TIL Karl Marx once participated in a London pub crawl. After 18 pubs he and his friends started throwing rocks at street lamps - at which point he was chased by 4 policemen who he managed to outrun.

Exchanging coupons is not capitalism. Exchanging coupons to make more coupons is capitalism.

Example: Everyone gets a bunch of food coupons. One guy finds a way to stockpile coupons. He goes out to someone in the government and convinces that guy to give him a factory in exchange for 30,000 food coupons.

Now, 1/10 of all food coupons that go to workers in the factory go to the guy who was illegally assigned possession of the factory.

So the guy the guy who "owns" the factory and is getting 1/10 of all worker food coupons doesn't have to do anything. He just sits there and collects food coupons.

So, in a few weeks, he has another assload of food coupons, and he goes back to the same guy in the ministry (who has everything he needs) and somehow convinces the guy in the communist ministry (who is completely provided for) to "give" him another factory.
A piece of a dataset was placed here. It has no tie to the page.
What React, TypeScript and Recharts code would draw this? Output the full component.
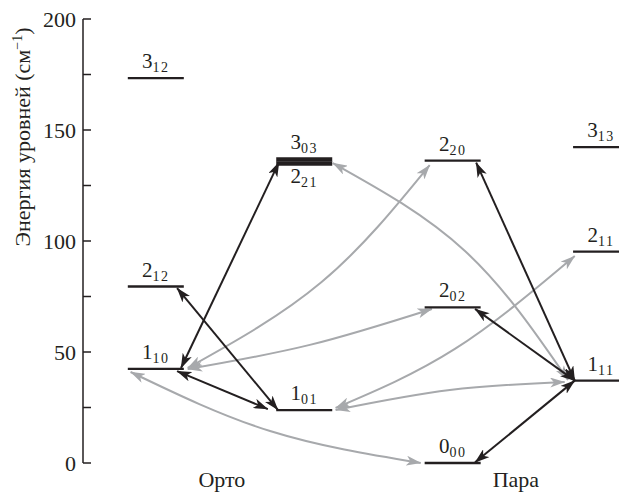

Now, this guy "owns" two factories and is getting 1/10 of all the food coupons alloted to each of the workers in each factory. This is capitalism.

Capitalism is not:

1) Self employment.

2) Trade.

3) Possession of personal property.

Capitalism is the use of abstracted value as a means of the accrual of abstracted value.

It's the use of money as the means of production, or capital. Capital is "supposed" to only be things like machinery in factories. Under capitalism, a person can use money as capital, go out and buy something, and then trade that something for even more of something else.

So, if i have twenty dollars and I want to make more money, what can I do? I can learn a trade and practice that trade and make something, or I can go out and buy a coat, and then I can sell the coat for thirty dollars?

But what, really, have I done? If I'm buying a coat from a tailor on one street corner, and I walk a block down the street and start selling the coat I just bought on the end of the street for $10 more, what have I actually done?

I have just traded $20 for $30. That's what I've done. I came up with a story to make the coat sound exciting and different from the tailor producing the coats on the street corners, and I've attached the story to the coat I'm selling. And that's about it. I have performed no socially necessary task. Basically, all I did was exchange $20 for $30.

It doesn't make any sense. I mean, if you need to transport a coat, you transport a coat. If it takes time, it takes time. You deserve to be paid for all that. But in principle, the actual way that this accumulation works doesn't really make a whole lot of sense. It's not really rational.